* WHAT IS NEEDED
Each line of the material below that holds the word "matplotlib" needs to be copied.

-------

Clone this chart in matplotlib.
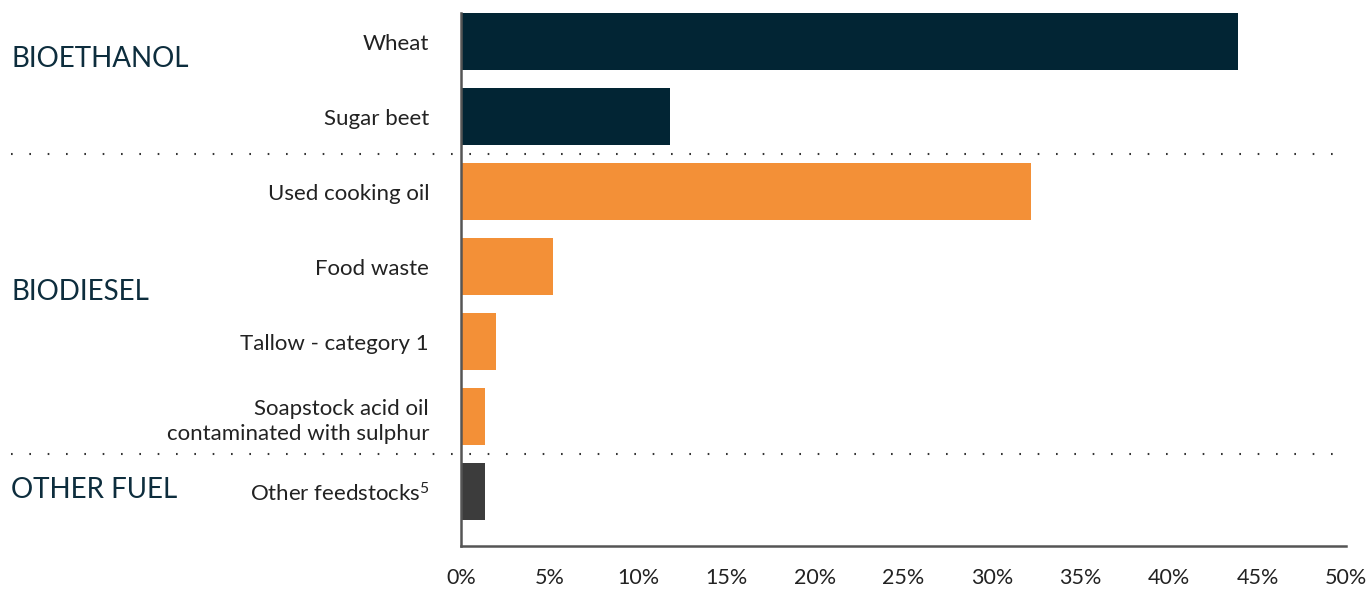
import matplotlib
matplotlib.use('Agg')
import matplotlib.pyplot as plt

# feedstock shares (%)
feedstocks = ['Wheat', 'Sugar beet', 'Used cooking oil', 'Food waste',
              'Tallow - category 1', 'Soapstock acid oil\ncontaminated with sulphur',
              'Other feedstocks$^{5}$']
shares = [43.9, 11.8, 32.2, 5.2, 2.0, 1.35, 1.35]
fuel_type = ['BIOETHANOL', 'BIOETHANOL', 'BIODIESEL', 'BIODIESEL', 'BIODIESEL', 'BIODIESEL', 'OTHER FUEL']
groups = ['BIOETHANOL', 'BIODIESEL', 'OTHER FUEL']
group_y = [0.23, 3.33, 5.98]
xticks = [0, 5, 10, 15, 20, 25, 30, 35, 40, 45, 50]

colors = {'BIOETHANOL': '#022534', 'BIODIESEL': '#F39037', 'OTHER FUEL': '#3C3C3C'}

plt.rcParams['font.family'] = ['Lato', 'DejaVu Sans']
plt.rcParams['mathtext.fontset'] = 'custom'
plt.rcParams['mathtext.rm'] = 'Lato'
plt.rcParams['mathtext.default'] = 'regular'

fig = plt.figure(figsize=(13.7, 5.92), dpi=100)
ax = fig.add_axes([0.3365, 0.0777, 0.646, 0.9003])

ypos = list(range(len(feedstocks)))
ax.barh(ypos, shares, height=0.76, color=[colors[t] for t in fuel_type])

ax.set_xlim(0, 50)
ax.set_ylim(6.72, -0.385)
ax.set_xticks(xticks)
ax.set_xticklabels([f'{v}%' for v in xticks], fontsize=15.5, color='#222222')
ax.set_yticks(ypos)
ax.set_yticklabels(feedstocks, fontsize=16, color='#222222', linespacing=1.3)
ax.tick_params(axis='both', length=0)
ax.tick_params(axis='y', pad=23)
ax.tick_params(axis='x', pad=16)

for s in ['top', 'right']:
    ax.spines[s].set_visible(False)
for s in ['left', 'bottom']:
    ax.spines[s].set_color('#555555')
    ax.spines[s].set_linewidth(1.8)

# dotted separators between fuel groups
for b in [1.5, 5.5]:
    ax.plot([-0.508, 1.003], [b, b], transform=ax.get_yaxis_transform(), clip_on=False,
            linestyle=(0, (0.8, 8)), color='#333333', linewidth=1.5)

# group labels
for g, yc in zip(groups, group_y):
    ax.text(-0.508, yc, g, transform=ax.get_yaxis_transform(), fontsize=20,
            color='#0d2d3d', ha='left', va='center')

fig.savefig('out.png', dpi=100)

-------

* COMPLETED TASK
Clone this chart in matplotlib.
import matplotlib
matplotlib.use('Agg')
import matplotlib.pyplot as plt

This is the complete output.